URI officer awarded by MADD

From left, UPO II (University Police Officer) Michael Intrieri, and Major Mike Jagoda, of the URI Police Department. Officer Intrieri received an award from R.I. MADD for his work stopping DUI's on the Kingston Campus.URI PHOTO/MICHAEL SALERNO


KINGSTON — The Rhode Island Chapter of Mothers Against Drunk Driving (MADD) recognized University of Rhode Island Police Officer Michael Intrieri this year for his efforts to prevent drunk driving.

Recently, Intrieri was presented with MADD’s Overall Achievement Award in the category of Law Enforcement DUI Officer — a recognition no other officer in the state received this year.

Although he may be serving a college campus, the majority of drunk driving arrests he made this year weren’t students, but people driving near campus along Route 138. Intrieri arrested more than 13 individuals for driving under the influence after submitting to a breath test in 2019. Several more refused to be breathalyzed but were still arrested. 

“There were numerous nominations for the award,” according to Rhode Island MADD Executive Director Sean Cassidy, “but Officer Intrieri stood out due to his accomplishments in his field, and the hard work he has done in the community.” 

Intrieri, who is specially trained in the detection of operators under the influence, is committed to preventing drunken and drugged driving. 

“Being vigilant about drunken driving makes the campus much safer, and protects the members of our URI community,” he said. 

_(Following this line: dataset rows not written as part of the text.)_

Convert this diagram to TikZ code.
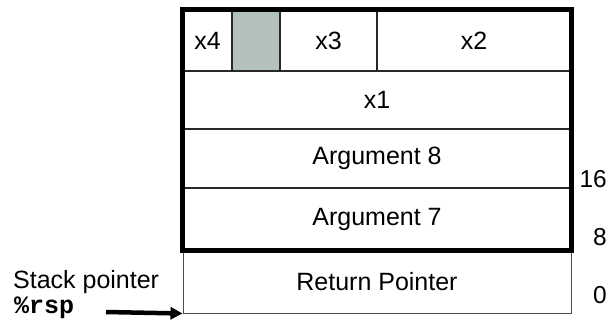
\documentclass[tikz,border=0pt]{standalone}
\usepackage{fontspec}
\setmainfont{Liberation Sans}
\newfontfamily\codefont{Liberation Mono}
\usetikzlibrary{arrows.meta}
\definecolor{shade}{RGB}{178,193,190}
\definecolor{thinline}{RGB}{40,40,40}
\begin{document}
\begin{tikzpicture}[x=1pt,y=-1pt,
  cell/.style={draw=thinline,line width=1.2pt,inner sep=0pt,font=\fontsize{25}{27}\selectfont},
  lbl/.style={inner sep=0pt,font=\fontsize{25}{27}\selectfont},
  frame/.style={line width=4.5pt},
  ptr/.style={line width=4.5pt,-{Triangle[length=12pt,width=12pt]}}]
\useasboundingbox (0,0) rectangle (611,325);
% top row
\node[cell,minimum width=49pt,minimum height=61pt] (x4) at (207.5,40.5) {x4};
\node[cell,fill=shade,minimum width=48pt,minimum height=61pt] (pad) at (256,40.5) {};
\node[cell,minimum width=97pt,minimum height=61pt] (x3) at (328.5,40.5) {x3};
\node[cell,minimum width=194pt,minimum height=61pt] (x2) at (474,40.5) {x2};
% full rows
\node[cell,minimum width=388pt,minimum height=58pt] (x1) at (377,100) {x1};
\node[cell,minimum width=388pt,minimum height=59pt] (a8) at (377,158.5) {Argument 8};
\node[cell,minimum width=388pt,minimum height=62pt] (a7) at (377,219) {Argument 7};
\node[cell,draw=black!70,line width=1pt,minimum width=388pt,minimum height=63pt] (ret) at (377,281.5) {Return Pointer};
% thick frame
\draw[frame] (x4.north west) rectangle (a7.south east);
% offsets
\node[lbl,anchor=east,font=\fontsize{24.5}{27}\selectfont] (o16) at (607,179) {16};
\node[lbl,anchor=east,font=\fontsize{24.5}{27}\selectfont] (o8) at (607,237) {8};
\node[lbl,anchor=east,font=\fontsize{24.5}{27}\selectfont] (o0) at (607,295) {0};
% stack pointer
\node[lbl,anchor=base west] (sp) at (13,288) {Stack pointer};
\node[inner sep=0pt,anchor=base west,font=\codefont\bfseries\fontsize{25}{27}\selectfont] (rsp) at (14,313) {\%rsp};
\coordinate (tail) at (106,312);
\draw[ptr] (tail) -- (ret.south west);
\end{tikzpicture}
\end{document}
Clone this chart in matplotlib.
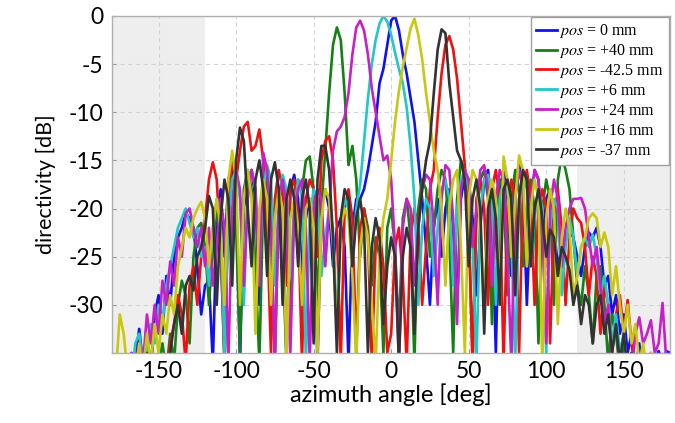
import numpy as np
import matplotlib
matplotlib.use("Agg")
import matplotlib.pyplot as plt

plt.rcParams['font.family'] = ['Lato', 'DejaVu Sans']
plt.rcParams['axes.unicode_minus'] = False
plt.rcParams['mathtext.fontset'] = 'stix'

# azimuth grid, 2.5 deg steps
angles = np.arange(-180, 182.5, 2.5)

# directivity [dB], one list per array position
d_0mm = [
    -38, -37, -36, -38, -37, -35, -36, -32.5, -36, -34, -37, -31,
    -29, -33, -27, -30, -25, -23, -22, -20.5, -21, -22, -26, -31,
    -28, -27.5, -36, -22, -18, -25, -17, -15.5, -19, -36, -20, -17,
    -16, -19, -30, -16, -17, -28, -20, -18, -24, -36, -18, -16.5,
    -19, -27, -21, -19, -22, -36, -20, -18, -20, -26, -22, -21,
    -24, -36, -22, -19, -19, -18, -16, -13.5, -11, -7, -5.5, -3,
    -0.5, 0, -1.5, -4, -6, -8.5, -11, -15, -19, -24, -30, -22,
    -19, -25, -20, -18, -22, -30, -19, -16.5, -17, -21, -29, -22,
    -17, -16, -20, -35, -18, -16, -19, -27, -17, -15.5, -18, -30,
    -20, -16, -17, -24, -19, -18, -22, -26, -24, -23, -22.5, -23,
    -25, -27, -24, -22.5, -23, -22, -24, -28, -27, -31, -29, -33,
    -31, -35, -33, -37, -34, -38, -36, -35, -36, -34.8, -36, -34.8,
    -35]
d_p40mm = [
    -37, -36, -38, -37, -36, -37, -38, -36, -37, -36, -38, -37,
    -36, -34, -37, -33, -36, -30, -27.5, -29, -34, -25, -22, -21.5,
    -24, -30, -24, -20, -23, -36, -19, -17, -22, -35, -18, -16,
    -18, -26, -36, -19, -17, -22, -36, -20, -17, -19, -32, -20,
    -17, -18, -15, -14.6, -18, -30, -20, -14, -8, -3, -1.2, -2.5,
    -8, -15.5, -13.5, -17, -25, -20, -22, -28, -23, -25, -35, -22,
    -20, -24, -33, -21, -19, -23, -36, -20, -17, -18, -25, -22,
    -18, -16, -17, -23, -35, -19, -15, -16, -22, -36, -21, -17,
    -16, -19, -32, -20, -17, -18, -29, -19, -16, -18, -26, -20,
    -17, -20, -34, -20, -17, -19, -30, -17, -14.5, -16, -18, -23,
    -28, -30, -26, -29, -34, -27, -26, -30, -36, -31, -33, -37,
    -34, -37, -35, -38, -37, -38, -37, -38, -37, -38, -37, -38,
    -38]
d_m42mm = [
    -38, -37, -38, -37, -38, -36, -37, -38, -37, -36, -38, -37,
    -38, -36, -37, -34, -32, -29, -31, -36, -28, -26, -30, -25,
    -21, -17, -15.2, -17, -24, -36, -20, -15, -17, -14, -11.5, -11,
    -14, -13.5, -11.8, -15, -22, -35, -19, -16, -18, -28, -18, -17,
    -21, -36, -19, -17, -18, -25, -15, -13, -12.5, -15, -22, -36,
    -20, -18, -21, -35, -22, -20, -23, -36, -24, -22, -26, -35,
    -33, -24, -22, -27, -36, -23, -20, -22, -30, -24, -18, -16,
    -10.5, -6, -3, -2.1, -3.5, -6.5, -11, -15.5, -21, -36, -19, -17,
    -20, -30, -18, -16, -19, -36, -20, -17, -19, -35, -18, -16,
    -19, -30, -20, -18, -20, -34, -21, -18, -22, -30, -23, -20,
    -21, -21.5, -24, -29, -25, -27, -33, -28, -30, -35, -31, -29,
    -33, -29.5, -34, -37, -36, -38, -37, -38, -37, -38, -37, -38,
    -38]
d_p6mm = [
    -38, -37, -38, -36, -37, -38, -34, -33, -36, -35, -32, -34,
    -30, -32, -28, -26, -24, -22, -21, -20, -21.5, -23, -22, -25,
    -24, -28, -22, -19, -21, -35, -22, -17, -16, -19, -30, -18,
    -16, -18, -26, -18, -15.5, -17, -28, -19, -16.5, -18, -27, -20,
    -17, -19, -36, -21, -18, -19, -27, -23, -20, -22, -32, -22,
    -19, -20, -26, -20, -17.5, -13, -8.6, -5, -2.5, -0.8, 0, -0.6,
    -2, -3.8, -5.5, -7, -9.5, -13.5, -19, -30, -22, -19, -20, -27,
    -22, -18, -17, -19, -28, -20, -17, -16, -18, -24, -36, -20,
    -17, -16.5, -19, -30, -19, -17, -18, -23, -36, -19, -16.5, -18,
    -26, -21, -18, -20, -35, -22, -19, -20, -29, -24, -21, -23,
    -27, -24, -23, -24, -22.7, -25, -29, -27, -30, -34, -31, -35,
    -33, -37, -36, -38, -37, -38, -36, -38, -37, -35.5, -37, -35.5,
    -36]
d_p24mm = [
    -38, -37, -38, -36, -37, -35, -36, -34, -36, -31, -34, -30,
    -33, -27.5, -30, -25.5, -28, -23, -25, -20.5, -20, -22, -24, -22,
    -26, -22, -28, -24, -19, -22, -36, -20, -16, -18, -28, -19,
    -16, -18, -28, -14.2, -16, -22, -36, -19, -17, -20, -35, -20,
    -18, -17, -22, -36, -20, -18, -19, -26, -20, -14, -12, -11.5,
    -10.5, -8, -4, -1.2, -0.5, -1.5, -4, -7.5, -10, -12.5, -15, -14.5,
    -17, -24, -36, -22, -19, -20, -28, -22, -18, -16.5, -17, -22,
    -30, -19, -15.5, -16, -21, -32, -18, -16, -17, -24, -20, -16,
    -15.5, -18, -28, -19, -16, -17, -25, -36, -19, -16, -18, -26,
    -19, -16, -17, -22, -34, -20, -17, -19, -26, -22, -20, -19,
    -19, -18.9, -20, -23, -26, -24, -28, -32, -30, -36, -38, -37,
    -38, -36, -37, -33, -31.3, -34, -33, -31.6, -35, -34, -29.8, -36,
    -38]
d_p16mm = [
    -35, -37, -31, -33, -37, -36, -38, -34, -37, -33, -36, -32,
    -35, -31, -33, -29, -31, -26, -24, -22, -23, -21, -20, -19.3,
    -21, -26, -22, -19, -22, -30, -17, -14, -17, -30, -19, -16,
    -19, -33, -20, -17, -19, -30, -21, -18, -20, -36, -21, -19,
    -22, -30, -20, -19, -22, -35, -21, -18, -19, -24, -33, -22,
    -20, -21, -27, -36, -24, -21, -23, -30, -36, -25, -21, -19,
    -15, -11, -7.8, -5.3, -3.3, -1.3, -0.3, -2, -4.5, -8, -11, -14,
    -16, -20, -28, -20, -17, -16, -24, -35, -19, -16, -17, -22,
    -30, -19, -17, -19, -30, -14.6, -17, -25, -19, -14.5, -16, -26,
    -20, -17, -19, -36, -21, -18, -20, -32, -23, -20, -22, -29,
    -27, -24, -23, -21, -20.5, -21, -24, -22.5, -24, -29, -26, -30,
    -33, -30, -34, -32, -36, -34, -37, -35, -38, -37, -38, -37,
    -38]
d_m37mm = [
    -38, -37, -38, -37, -38, -37, -36, -38, -37, -35, -38, -36,
    -38, -36, -37, -35, -32, -30, -33, -28, -27, -28.5, -25, -24,
    -22, -18.7, -20, -30, -21, -17, -19, -28, -15, -11.6, -13, -20,
    -26, -17, -15, -18, -27, -17, -15.2, -18, -30, -19, -17, -19,
    -26, -19, -17, -20, -34, -17, -13.5, -13.5, -16, -23, -35, -21,
    -18, -19, -26, -21, -19, -22, -35, -24, -21, -23, -32, -26,
    -23, -25, -36, -25, -22, -24, -33, -22, -18, -15, -13, -8,
    -3.5, -1.4, -1.8, -7, -10.5, -14, -15, -17, -26, -19, -17, -20,
    -33, -20, -18, -21, -30, -18, -17, -19, -29, -19, -16, -17,
    -26, -20, -18, -21, -25, -22.2, -23, -27, -24, -25, -26.4, -30,
    -28, -32, -29, -30, -34, -30, -29, -33, -31, -35, -32, -36,
    -33, -37, -35, -38, -36, -38, -37, -38, -37, -38, -37, -38,
    -38]

series = [d_0mm, d_p40mm, d_m42mm, d_p6mm, d_p24mm, d_p16mm, d_m37mm]
labels = ['0 mm', '+40 mm', '-42.5 mm', '+6 mm', '+24 mm', '+16 mm', '-37 mm']
colors = ['#1010f0', '#168016', '#f01010', '#20c8c8', '#c820c8', '#c8c810', '#333333']

fig = plt.figure(figsize=(6.75, 4.23), dpi=100)
ax = fig.add_axes([0.166, 0.1655, 0.827, 0.797])

ax.axvspan(-180, -120, color='#eeeeee', zorder=0, lw=0)
ax.axvspan(120, 180, color='#eeeeee', zorder=0, lw=0)

for vals, lab, c in zip(series, labels, colors):
    ax.plot(angles, vals, color=c, lw=1.9, label='$pos$ = ' + lab)

ax.set_xlim(-180, 180)
ax.set_ylim(-35, 0)
ax.set_xticks([-150, -100, -50, 0, 50, 100, 150])
ax.set_yticks([0, -5, -10, -15, -20, -25, -30])
ax.grid(True, color='#d4d4d4', ls=(0, (4, 3)), lw=0.8)
ax.set_axisbelow(True)
ax.tick_params(direction='in', length=3, color='#999999', labelsize=16.5, pad=6)
for sp in ax.spines.values():
    sp.set_color('#b0b0b0')
    sp.set_linewidth(1.0)

ax.set_xlabel('azimuth angle [deg]', fontsize=17, labelpad=1)
ax.set_ylabel('directivity [dB]', fontsize=15.5, labelpad=9)

leg = ax.legend(loc='upper right', prop={'family': 'Liberation Serif', 'size': 11.5},
                handlelength=1.3, handletextpad=0.15, labelspacing=0.12,
                borderpad=0.3, borderaxespad=0.1, fancybox=False, framealpha=1)
leg.get_frame().set_edgecolor('#a0a0a0')
leg.get_frame().set_linewidth(1.0)
for line in leg.get_lines():
    line.set_linewidth(2)

fig.savefig('out.png', dpi=100)
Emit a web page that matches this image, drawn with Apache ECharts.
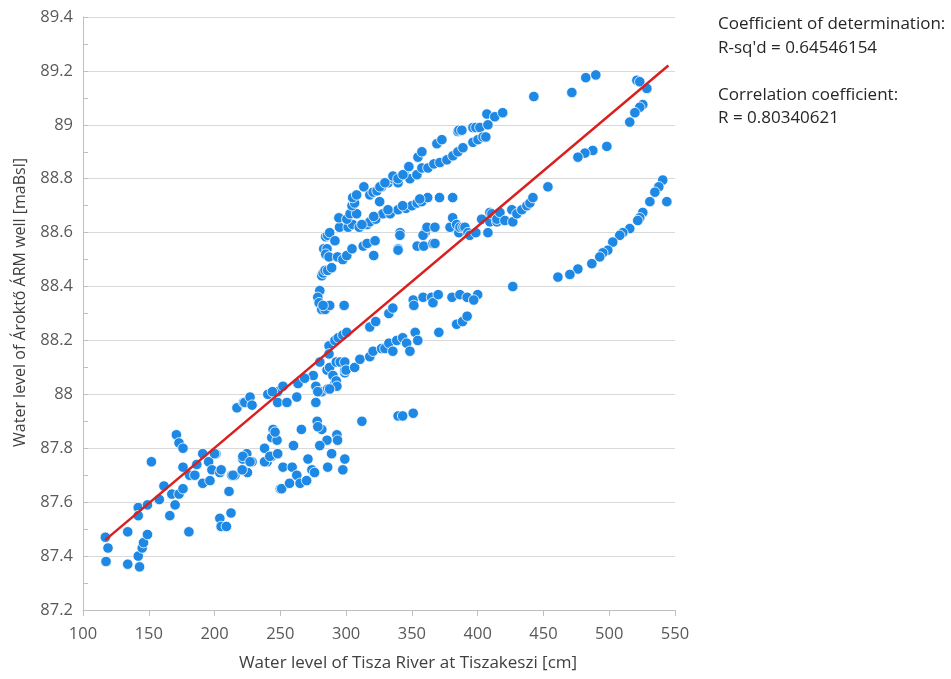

His accomplishments in preventing drunk driving have also been recognized and praised internally in his department, as well. 

URI Police Maj. Michael Jagoda believes the award not only recognizes his achievements but also celebrates his hard work, dedication and professionalism.

It “showcases his commitment to educating the community about the consequences of operating a motor vehicle under the influence,” Jagoda said. “It’s made our roadways safer for motorists and pedestrians and our campus community safer as a whole.”

“Officer Intrieri’s success is a combination of him feeling passionate about this issue and having received education and specialty training in this field,” he added. 

His education and specialty in the field come from Advanced Roadside Impaired Driving Enforcement (ARIDE) training — a program that has become more accessible to Rhode Island police officers in recent years thanks to grant funding from the Governor’s Highway Safety Association and the Foundation for Advancing Alcohol Responsibility.

From Sept. 2018 to June 2019, the Rhode Island Department of Transportation Office on Highway Safety was able to provide ARIDE training to a maximum of 15 officers a month. Before this, the training was only available twice a year and had a class capacity of 17 students.

Monthly training offerings began again in August, making it Rhode Island’s most successful yearly training calendar in drug-impaired driving classes. 

Next month, Intrieri will begin his Drug Recognition Expert (DRE) training, which focuses on what interactions between different drugs look like in motorists, specifically narcotics. He also has extensive training in field sobriety testing, and roadside field testing, according to Jagoda. 

“Times are changing, and we are seeing an increase in operators under the influence of drugs rather than alcohol,” said Jagoda. “We need to prepare our officers to have that specialty training to make sure our roadways are safe.”

Part of Intrieri’s DRE training will include traveling to Arizona for specialty training in prisons. This was all made possible in part by URI Police Capt. Michael Chalek’s efforts in securing grant funding. Because of this, according to Jagoda, the department was recognized by the Rhode Island Department of Transportation’s Office on Highway Safety to send Officer Intrieri to that training.

In addition to his efforts of getting drunk and drugged drivers off the road, Intrieri is also involved with the university’s Citizen Police Academy. The program teaches the community about the ramifications of driving under the influence, the different levels of intoxication through the use of drunk goggles, and how reaction time, perception, impairment, and overall decision making are affected by drugs and alcohol. 

“It’s our mission to have safe roadways for everyone, including our visitors,” Jagoda said

This is especially important, he added, because of the changing demographics of transportation on campus. In the month since the new bike path was completed, more students have begun riding bicycles.

“We know the consequences of people driving under the influence, and the damage they can do,” he said. “It’s our goal to prevent these circumstances.”